Santosh est une longue fresque, sorte de docu-fiction, dépeignant les problématiques de la société indienne avec un profond pessimisme. Dans ce pays inégalitaire dominé par les castes privilégiées racistes et machistes, toute once de justice ou de vérité semble avoir été éradiquée au profit du mensonge et du crime. En cela, la "philosophie" du film se rapproche de celle de l'autrice Simon Weil, qui voyait dans le manque de justice, le signe annonciateur d'une société ô combien malade et dangereuse.
La première cible en ligne de mire de la réalisatrice Sandhya Suri, est évidemment le corps policier, qui sert les intérêts du système. Si les différents fauteurs de troubles et petits délinquants sont châtiers par celui-ci, cette pseudo-justice n'est qu'une l'illusion. Il ne s'agit pas là de combattre l'injustice sociale (la violence du sexisme ou du mépris de classe), mais plutôt de glorifier l'image de la caste dominante. Nonchalante au possible et corrompue jusqu'à la moelle, la police combat en réalité l'irrationnel (le viol, le vol, le sabotage, le meurtre) par l'irrationnel et dans le sens de son amour-propre, n'hésitant pas à torturer à mort des suspects non avérés pour en faire des martyrs au nom du "bien". Tout manichéisme ou récit binaire viendra d'ailleurs s'estomper, lorsque la commandante, jouée par l'excellente Sunita Rajwar, tabassera à mort le jeune Saleem, qu'elle sait innocent, "au nom de toutes les femmes violées et tuées".
C'est à travers le regard impassible, mais ô combien vecteur de significations, de Santosh que le spectateur contemple avec effroi cette fresque de cette société inégalitaire. Durant l'essentiel du long-métrage, ce personnage presque mutique, parviendra à transmettre au spectateur une palette d'émotions diverses par l'unique biais de son visage. En ce sens-là, le travail opéré par l'actrice Shahana Goswami est absolument brillant. C'est là, ni plus ni moins, ce que théorisait le chercheur allemand Béla Balázs à travers son concept de "Physionomie", à savoir “l’apparence, le visage des choses, des êtres, des lieux et la fenêtre de leur âme”.

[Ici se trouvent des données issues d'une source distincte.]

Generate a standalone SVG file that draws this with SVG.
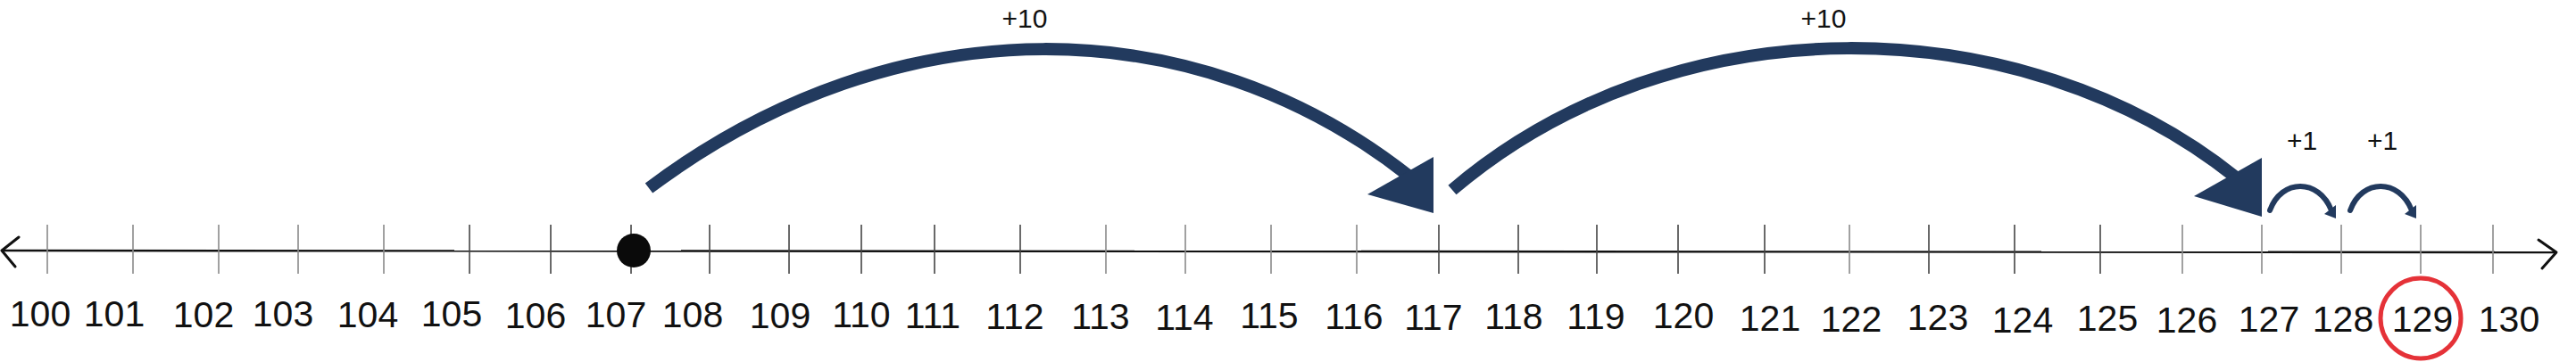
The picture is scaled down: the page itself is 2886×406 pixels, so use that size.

Malgré tous ses efforts pour essayer de comprendre cette société et de résoudre le crime, Santosh apparaît finalement comme une spectatrice impuissante face à un système corrompu et qui la domine. Elle est la métaphore du spectateur lui-même, silencieux dans la salle de cinéma, et qui, sans parvenir à la résoudre, découvre avec stupeur la grande tragédie de la société indienne à l'écran.